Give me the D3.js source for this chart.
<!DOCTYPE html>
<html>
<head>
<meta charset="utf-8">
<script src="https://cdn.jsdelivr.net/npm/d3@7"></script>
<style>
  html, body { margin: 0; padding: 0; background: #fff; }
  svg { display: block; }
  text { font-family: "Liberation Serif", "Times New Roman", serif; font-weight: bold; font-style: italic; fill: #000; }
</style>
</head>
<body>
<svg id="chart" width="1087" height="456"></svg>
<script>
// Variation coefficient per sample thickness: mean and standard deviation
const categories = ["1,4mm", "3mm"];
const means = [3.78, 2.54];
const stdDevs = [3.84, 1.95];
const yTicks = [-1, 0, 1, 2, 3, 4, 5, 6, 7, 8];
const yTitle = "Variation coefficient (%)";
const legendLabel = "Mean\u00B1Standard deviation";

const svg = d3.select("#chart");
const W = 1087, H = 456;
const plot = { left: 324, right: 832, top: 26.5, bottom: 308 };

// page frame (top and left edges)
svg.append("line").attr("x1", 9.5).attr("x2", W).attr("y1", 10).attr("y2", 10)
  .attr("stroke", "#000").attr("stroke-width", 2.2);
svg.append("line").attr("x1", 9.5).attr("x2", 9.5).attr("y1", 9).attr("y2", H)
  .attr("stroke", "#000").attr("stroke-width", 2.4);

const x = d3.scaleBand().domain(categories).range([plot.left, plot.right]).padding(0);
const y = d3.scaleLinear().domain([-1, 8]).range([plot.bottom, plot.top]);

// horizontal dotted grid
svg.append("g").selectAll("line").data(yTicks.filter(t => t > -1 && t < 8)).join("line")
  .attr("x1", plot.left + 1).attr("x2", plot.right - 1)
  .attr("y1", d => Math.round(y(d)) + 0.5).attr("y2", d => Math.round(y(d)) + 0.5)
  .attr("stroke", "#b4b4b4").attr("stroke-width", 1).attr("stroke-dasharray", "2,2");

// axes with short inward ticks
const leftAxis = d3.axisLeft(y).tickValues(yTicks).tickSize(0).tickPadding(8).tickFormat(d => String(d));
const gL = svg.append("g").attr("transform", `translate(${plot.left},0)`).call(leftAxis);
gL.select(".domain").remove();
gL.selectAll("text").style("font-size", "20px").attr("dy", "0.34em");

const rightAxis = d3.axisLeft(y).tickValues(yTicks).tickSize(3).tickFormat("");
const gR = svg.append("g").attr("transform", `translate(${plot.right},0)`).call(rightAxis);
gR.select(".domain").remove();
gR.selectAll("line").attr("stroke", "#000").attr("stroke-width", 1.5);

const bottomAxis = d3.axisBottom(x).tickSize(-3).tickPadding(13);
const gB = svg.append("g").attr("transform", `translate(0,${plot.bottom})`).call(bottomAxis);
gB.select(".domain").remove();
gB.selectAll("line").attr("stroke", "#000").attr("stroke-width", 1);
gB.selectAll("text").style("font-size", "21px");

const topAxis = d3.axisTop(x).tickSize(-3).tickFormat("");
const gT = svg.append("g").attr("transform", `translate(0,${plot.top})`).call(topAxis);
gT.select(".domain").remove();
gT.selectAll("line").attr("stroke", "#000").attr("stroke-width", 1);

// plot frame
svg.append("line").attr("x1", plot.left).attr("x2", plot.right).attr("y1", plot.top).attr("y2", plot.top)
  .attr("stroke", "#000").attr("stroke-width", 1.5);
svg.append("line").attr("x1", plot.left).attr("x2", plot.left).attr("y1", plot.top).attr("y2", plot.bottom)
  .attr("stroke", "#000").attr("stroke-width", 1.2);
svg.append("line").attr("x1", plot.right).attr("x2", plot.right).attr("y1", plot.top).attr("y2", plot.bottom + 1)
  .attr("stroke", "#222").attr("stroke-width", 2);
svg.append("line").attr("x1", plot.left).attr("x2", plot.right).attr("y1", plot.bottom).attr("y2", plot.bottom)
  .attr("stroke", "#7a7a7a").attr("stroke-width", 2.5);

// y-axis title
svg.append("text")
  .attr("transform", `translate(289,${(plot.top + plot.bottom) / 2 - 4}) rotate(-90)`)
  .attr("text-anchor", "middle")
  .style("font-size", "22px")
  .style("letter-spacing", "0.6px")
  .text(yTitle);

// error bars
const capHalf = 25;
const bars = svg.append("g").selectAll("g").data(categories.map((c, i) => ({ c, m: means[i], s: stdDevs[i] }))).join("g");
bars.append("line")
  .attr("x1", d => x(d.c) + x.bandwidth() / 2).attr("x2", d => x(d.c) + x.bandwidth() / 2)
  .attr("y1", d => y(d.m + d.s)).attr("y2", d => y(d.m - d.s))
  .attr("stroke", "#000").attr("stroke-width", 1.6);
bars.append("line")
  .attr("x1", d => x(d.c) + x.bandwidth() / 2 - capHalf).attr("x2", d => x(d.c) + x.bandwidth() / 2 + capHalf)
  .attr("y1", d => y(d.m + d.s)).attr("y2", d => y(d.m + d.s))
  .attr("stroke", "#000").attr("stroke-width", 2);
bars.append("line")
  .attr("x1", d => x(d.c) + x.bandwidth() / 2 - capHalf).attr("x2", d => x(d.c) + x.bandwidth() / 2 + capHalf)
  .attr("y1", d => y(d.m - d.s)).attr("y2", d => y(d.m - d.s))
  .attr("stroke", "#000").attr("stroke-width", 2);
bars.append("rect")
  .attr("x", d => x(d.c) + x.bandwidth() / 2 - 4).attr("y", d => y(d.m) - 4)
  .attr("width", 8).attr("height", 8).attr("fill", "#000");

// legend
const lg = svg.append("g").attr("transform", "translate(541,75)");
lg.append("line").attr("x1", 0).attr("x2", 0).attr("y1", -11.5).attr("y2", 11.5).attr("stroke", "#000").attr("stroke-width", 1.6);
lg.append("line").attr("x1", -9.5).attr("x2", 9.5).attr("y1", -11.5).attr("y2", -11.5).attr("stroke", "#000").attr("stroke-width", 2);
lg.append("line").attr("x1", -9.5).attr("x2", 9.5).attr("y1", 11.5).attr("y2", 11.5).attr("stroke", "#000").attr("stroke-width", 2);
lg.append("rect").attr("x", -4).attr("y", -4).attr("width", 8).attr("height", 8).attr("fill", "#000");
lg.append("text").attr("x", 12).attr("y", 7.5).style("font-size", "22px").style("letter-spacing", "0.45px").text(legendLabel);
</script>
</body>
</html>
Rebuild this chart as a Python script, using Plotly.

####################

▶ What you have to do
Output every line above without altering anything.

▶ Answer to this exercise
Give me the D3.js source for this chart.
<!DOCTYPE html>
<html>
<head>
<meta charset="utf-8">
<script src="https://cdn.jsdelivr.net/npm/d3@7"></script>
<style>
  html, body { margin: 0; padding: 0; background: #fff; }
  svg { display: block; }
  text { font-family: "Liberation Serif", "Times New Roman", serif; font-weight: bold; font-style: italic; fill: #000; }
</style>
</head>
<body>
<svg id="chart" width="1087" height="456"></svg>
<script>
// Variation coefficient per sample thickness: mean and standard deviation
const categories = ["1,4mm", "3mm"];
const means = [3.78, 2.54];
const stdDevs = [3.84, 1.95];
const yTicks = [-1, 0, 1, 2, 3, 4, 5, 6, 7, 8];
const yTitle = "Variation coefficient (%)";
const legendLabel = "Mean\u00B1Standard deviation";

const svg = d3.select("#chart");
const W = 1087, H = 456;
const plot = { left: 324, right: 832, top: 26.5, bottom: 308 };

// page frame (top and left edges)
svg.append("line").attr("x1", 9.5).attr("x2", W).attr("y1", 10).attr("y2", 10)
  .attr("stroke", "#000").attr("stroke-width", 2.2);
svg.append("line").attr("x1", 9.5).attr("x2", 9.5).attr("y1", 9).attr("y2", H)
  .attr("stroke", "#000").attr("stroke-width", 2.4);

const x = d3.scaleBand().domain(categories).range([plot.left, plot.right]).padding(0);
const y = d3.scaleLinear().domain([-1, 8]).range([plot.bottom, plot.top]);

// horizontal dotted grid
svg.append("g").selectAll("line").data(yTicks.filter(t => t > -1 && t < 8)).join("line")
  .attr("x1", plot.left + 1).attr("x2", plot.right - 1)
  .attr("y1", d => Math.round(y(d)) + 0.5).attr("y2", d => Math.round(y(d)) + 0.5)
  .attr("stroke", "#b4b4b4").attr("stroke-width", 1).attr("stroke-dasharray", "2,2");

// axes with short inward ticks
const leftAxis = d3.axisLeft(y).tickValues(yTicks).tickSize(0).tickPadding(8).tickFormat(d => String(d));
const gL = svg.append("g").attr("transform", `translate(${plot.left},0)`).call(leftAxis);
gL.select(".domain").remove();
gL.selectAll("text").style("font-size", "20px").attr("dy", "0.34em");

const rightAxis = d3.axisLeft(y).tickValues(yTicks).tickSize(3).tickFormat("");
const gR = svg.append("g").attr("transform", `translate(${plot.right},0)`).call(rightAxis);
gR.select(".domain").remove();
gR.selectAll("line").attr("stroke", "#000").attr("stroke-width", 1.5);

const bottomAxis = d3.axisBottom(x).tickSize(-3).tickPadding(13);
const gB = svg.append("g").attr("transform", `translate(0,${plot.bottom})`).call(bottomAxis);
gB.select(".domain").remove();
gB.selectAll("line").attr("stroke", "#000").attr("stroke-width", 1);
gB.selectAll("text").style("font-size", "21px");

const topAxis = d3.axisTop(x).tickSize(-3).tickFormat("");
const gT = svg.append("g").attr("transform", `translate(0,${plot.top})`).call(topAxis);
gT.select(".domain").remove();
gT.selectAll("line").attr("stroke", "#000").attr("stroke-width", 1);

// plot frame
svg.append("line").attr("x1", plot.left).attr("x2", plot.right).attr("y1", plot.top).attr("y2", plot.top)
  .attr("stroke", "#000").attr("stroke-width", 1.5);
svg.append("line").attr("x1", plot.left).attr("x2", plot.left).attr("y1", plot.top).attr("y2", plot.bottom)
  .attr("stroke", "#000").attr("stroke-width", 1.2);
svg.append("line").attr("x1", plot.right).attr("x2", plot.right).attr("y1", plot.top).attr("y2", plot.bottom + 1)
  .attr("stroke", "#222").attr("stroke-width", 2);
svg.append("line").attr("x1", plot.left).attr("x2", plot.right).attr("y1", plot.bottom).attr("y2", plot.bottom)
  .attr("stroke", "#7a7a7a").attr("stroke-width", 2.5);

// y-axis title
svg.append("text")
  .attr("transform", `translate(289,${(plot.top + plot.bottom) / 2 - 4}) rotate(-90)`)
  .attr("text-anchor", "middle")
  .style("font-size", "22px")
  .style("letter-spacing", "0.6px")
  .text(yTitle);

// error bars
const capHalf = 25;
const bars = svg.append("g").selectAll("g").data(categories.map((c, i) => ({ c, m: means[i], s: stdDevs[i] }))).join("g");
bars.append("line")
  .attr("x1", d => x(d.c) + x.bandwidth() / 2).attr("x2", d => x(d.c) + x.bandwidth() / 2)
  .attr("y1", d => y(d.m + d.s)).attr("y2", d => y(d.m - d.s))
  .attr("stroke", "#000").attr("stroke-width", 1.6);
bars.append("line")
  .attr("x1", d => x(d.c) + x.bandwidth() / 2 - capHalf).attr("x2", d => x(d.c) + x.bandwidth() / 2 + capHalf)
  .attr("y1", d => y(d.m + d.s)).attr("y2", d => y(d.m + d.s))
  .attr("stroke", "#000").attr("stroke-width", 2);
bars.append("line")
  .attr("x1", d => x(d.c) + x.bandwidth() / 2 - capHalf).attr("x2", d => x(d.c) + x.bandwidth() / 2 + capHalf)
  .attr("y1", d => y(d.m - d.s)).attr("y2", d => y(d.m - d.s))
  .attr("stroke", "#000").attr("stroke-width", 2);
bars.append("rect")
  .attr("x", d => x(d.c) + x.bandwidth() / 2 - 4).attr("y", d => y(d.m) - 4)
  .attr("width", 8).attr("height", 8).attr("fill", "#000");

// legend
const lg = svg.append("g").attr("transform", "translate(541,75)");
lg.append("line").attr("x1", 0).attr("x2", 0).attr("y1", -11.5).attr("y2", 11.5).attr("stroke", "#000").attr("stroke-width", 1.6);
lg.append("line").attr("x1", -9.5).attr("x2", 9.5).attr("y1", -11.5).attr("y2", -11.5).attr("stroke", "#000").attr("stroke-width", 2);
lg.append("line").attr("x1", -9.5).attr("x2", 9.5).attr("y1", 11.5).attr("y2", 11.5).attr("stroke", "#000").attr("stroke-width", 2);
lg.append("rect").attr("x", -4).attr("y", -4).attr("width", 8).attr("height", 8).attr("fill", "#000");
lg.append("text").attr("x", 12).attr("y", 7.5).style("font-size", "22px").style("letter-spacing", "0.45px").text(legendLabel);
</script>
</body>
</html>
Rebuild this chart as a Python script, using Plotly.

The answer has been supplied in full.